Time of Day vs Reading Rate
I also checked my old hypothesis that reading rate might be affected by time of day, ad it looks like my original conclusion is holding strong: nope. Although there doesn't seem to be a correlation, there's also not a continuous set of data stretching throughout the day.
I will say, this chart was particularly difficult to create due to the way google sheets handles it's time/date stamps. Although the X-axis represents time of day, it doesn't really show a "time." In order to keep it from moving the midnight entries back to the beginning of the day, I had to get creative with the extrapolation of the TIME variable. Basically, where the chart shows 1.0 should map to 12:00 am. There were some reading times that happened in the morning. Those values on the left start at about 8:15 am. Clearly there's a dominant time of day in which I find time for my reading: as the last part of the evening.

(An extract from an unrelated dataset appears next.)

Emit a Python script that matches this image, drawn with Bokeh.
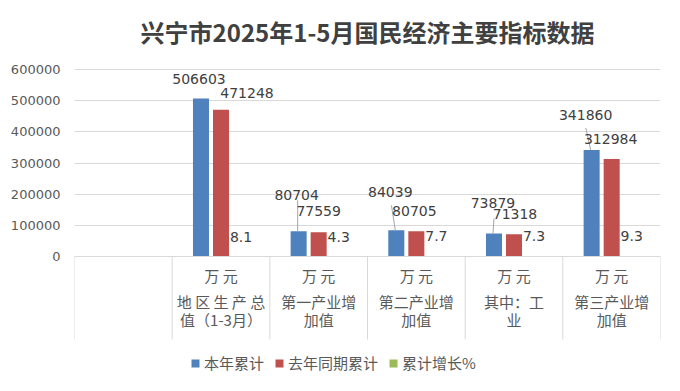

I think the weak link in this whole process is my ability to line up the data properly for charts. While the pivot tables help me pull data from the originally entered source, I'm still having trouble putting it in the right place, and the google charts are actually frustratingly picky.
Conclusion
Although it's fun to see the results, I don't know that there's anything to inform my original goal of becoming a faster reader. I get through more engaging material quicker, which is intuitive. However, sometimes the most interesting content (like Thinking Fast and Slow) is stuck behind exhaustive and dry presentation. If the material is not engaging, there's a good chance I will read slow and quit soon. If it is engaging it seems like I can read at the same rate for at least 4 hours! And once again, there seems to be no relation to time of day and reading rate.
An interesting statistic I once saw estimated the number of books an average person will read in a lifetime. While I'm afraid I don't remember the number itself (I know..cool story bro) I do remember the new perspective it gave me towards reading. I do like tracking and analyzing things like this, but entering data every chapter does pull away from my enjoyment and focus on what I'm reading. My focus is going to shift, therefore, to engaging with my reading more thoroughly.
Nice Analysis and web presentation. Scrubbing and converting the data to compare books to one another looks so painful.